Nuevo encuentro americano
Una vez más, lo líderes de gobierno de esta parte del mundo (o sus representantes) se reunieron para tratar posibles salidas a problemas comunes, al tiempo que intentaron acercarse a las realidades del continente. Para esto, y algunas otras cosas, ha sido útil la Cumbre de las Américas. Sin embargo, los críticos aducen un listado de aspectos para los cuales la citada reunión, realizada esta vez en Lima, resulta inútil.
La Cumbre de las Américas es, como se sugiere, uno de los pocos escenarios en los que -dada su naturaleza-, es posible la convergencia de los 35 gobiernos del continente, representados en sus mandatarios o delegatarios. La reunión data de 1994 y se acaba de desarrollar su octava versión en Lima, en torno a los temas de la gobernabilidad, la corrupción y el desarrollo sostenible. Desde 2009, cuando esta se realizó en Puerto España (Trinidad y Tobago), el encuentro se realiza con una periodicidad trianual. A pesar de las críticas, fundamentalmente de los sectores de izquierda y centro izquierda latinoamericanos, la realidad ha mostrado que el foro pervive y que es aprovechado, más que por los gobiernos, por los diversos actores sociales que participan en ella.
En tal dirección, debe anotarse que este encuentro es, quizá, el único que facilita la convergencia de todos los sectores de la sociedad, de cualquiera de los países de América: comunidades indígenas, minorías étnicas, asociaciones religiosas, líderes juveniles, grupos LGBT, representantes educativos, empresariales y de sindicatos, entre muchos otros, llegan a la cita. Es un factor de relevancia, puesto que es la oportunidad para que esos actores logren que sus voces sean escuchadas por líderes y tomadores de decisiones en el continente, y puedan enfocarse en trabajar directamente en sus problemáticas más neurálgicas.
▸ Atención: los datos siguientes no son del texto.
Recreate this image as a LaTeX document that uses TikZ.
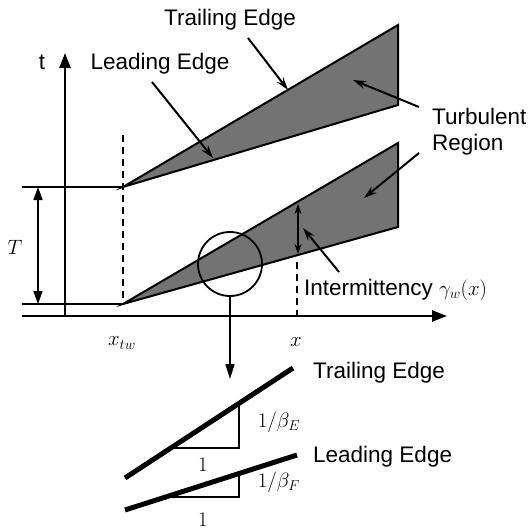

Ahora bien, en materia de resultados, como se ha vuelto una tradición, estos resultan ser dóciles y sin efectos. Poca credibilidad existe sobre los mismos. Además, porque al igual que sucede con la mayoría de las organizaciones internacionales, la Cumbre de las Américas es una instancia de la que emanan, fundamentalmente, recomendaciones que no tienen carácter vinculante para los Estados. Entre otras cosas, porque no hay manera de hacer que el Derecho Internacional obligue el cumplimiento de sus compromisos.
A pesar de tal situación, esta Cumbre, por iniciativa y liderazgo de un país que ha sido víctima directa de la corrupción (como todos en la región), alzó su voz aprobando a través de su Reto de la Gobernabilidad Democrática y por aclamación “El Compromiso de Lima”. Este, se entiende como una estrategia que procura ir directamente contra ese flagelo y atacarlo de raíz en todo el continente; incluyendo la Venezuela tiránica de Maduro, a pesar de no estar hoy formando parte del Sistema Interamericano, como tradicionalmente lo hizo. El “Compromiso”, fruto del trabajo de muchas semanas previas a la Cumbre, promueve y demanda la transparencia en todos los ámbitos (públicos y privados), la lucha contra las prácticas de soborno e indebido uso de los recursos públicos, y el control férreo a los recursos destinados a procesos electorales.
En torno a ello, con frecuencia, el país bolivariano salió a flote como ejemplo de lo que se hace necesario atacar. Lo que llevó a posiciones particulares, como la del diputado venezolano Ángel Rodríguez, quien hizo alusión directa al supuesto rol diplomático de Washington para que la Cumbre sea la que legitime la acción intervencionista de ese país en América Latina. Su paranoia llegó al punto de señalar que el mecanismo es “un instrumento de dominación política y militar de Estados Unidos en la región”.
Así las cosas, posturas parcializadas de este tipo se quedan sin fundamento, llevando a que el ejercicio de la Cumbre se fortalezca, como un verdadero mecanismo de diálogo para la amplia diversidad del continente. Nada más que eso.